La ofensiva que en 2023 lanzó el déspota azerí Ilhan Aliyev, hizo que Artsaj volviera a llamarse Nagorno Karabaj y a regirse por las leyes de Azerbaiyán. Igual que como había ocurrido en Nagicheván, los armenios de enclave montañoso fueron deportados en masa o escaparon ni bien las tropas azeríes ingresaron a Stepanakert, la capital karabajsí. Ahora, además del monte donde la tradición bíblica dice que encalló el arca de Noé, otro territorio vinculado a la identidad nacional armenia ha quedado más allá de sus fronteras.

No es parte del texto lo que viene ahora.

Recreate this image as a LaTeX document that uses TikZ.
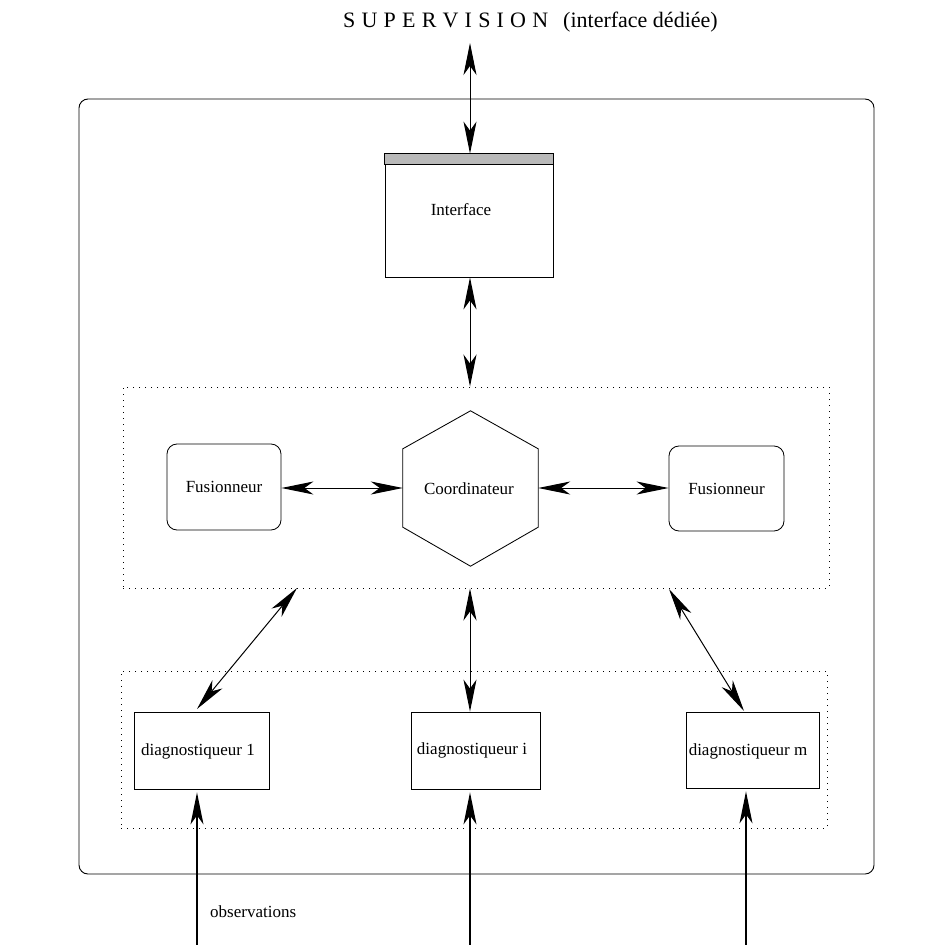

En Yereván y demás ciudades del país caucásico muchos muros tienen pintados los rostros y nombres de los combatientes caídos en las guerras por Artsaj. Esas pintadas callejeras evocan ahora una derrota militar, la que hizo que los armenios se descubrieran totalmente solos en Asia Central y también en el mundo. Solamente los acompaña la fidelidad de la diáspora iniciada por las limpiezas étnicas del sultán Abdul Hammid en el siglo 19, y agigantada por el régimen genocida de “Los Jóvenes Turcos”.
Hace dos años, cuando las fuerzas azeríes entraron por sorpresa al enclave armenio, Rusia miró hacia otro lado. Yereván siempre había confiado en Moscú, pero Vladimir Putin reformuló el interés geopolítico del Kremlin. Los otros miembros del Tratado de Seguridad Colectiva, Kazajtsán, Kirguisia y Tayikistán, también traicionaron a Armenia cuando se produjo la ofensiva turco-azerí. Por eso el entonces presidente Nicol Pashinian decidió abandonar esa alianza militar inservible. Pero tampoco Europa y Estados Unidos habían reaccionado en defensa de la solitaria cultura cristiana que creó y sostiene una democracia en Asia Central.
Vahagn Jachaturyán entendió que Armenia debe reinventarse en la región y resituarse en el mundo. El presidente no puede decir nada que suene a renunciar a Artsaj pero sabe que nada se puede hacer ahora. No es tiempo de pensar en Artsaj sino de reinventar la supervivencia de Armenia en una región donde no tiene aliados y se encuentra en un mundo que ya no cuenta con un liderazgo político y cultural de Occidente.
Artsaj quedó muy lejos a pesar de estar tan cerca. Igual que el monte Ararat.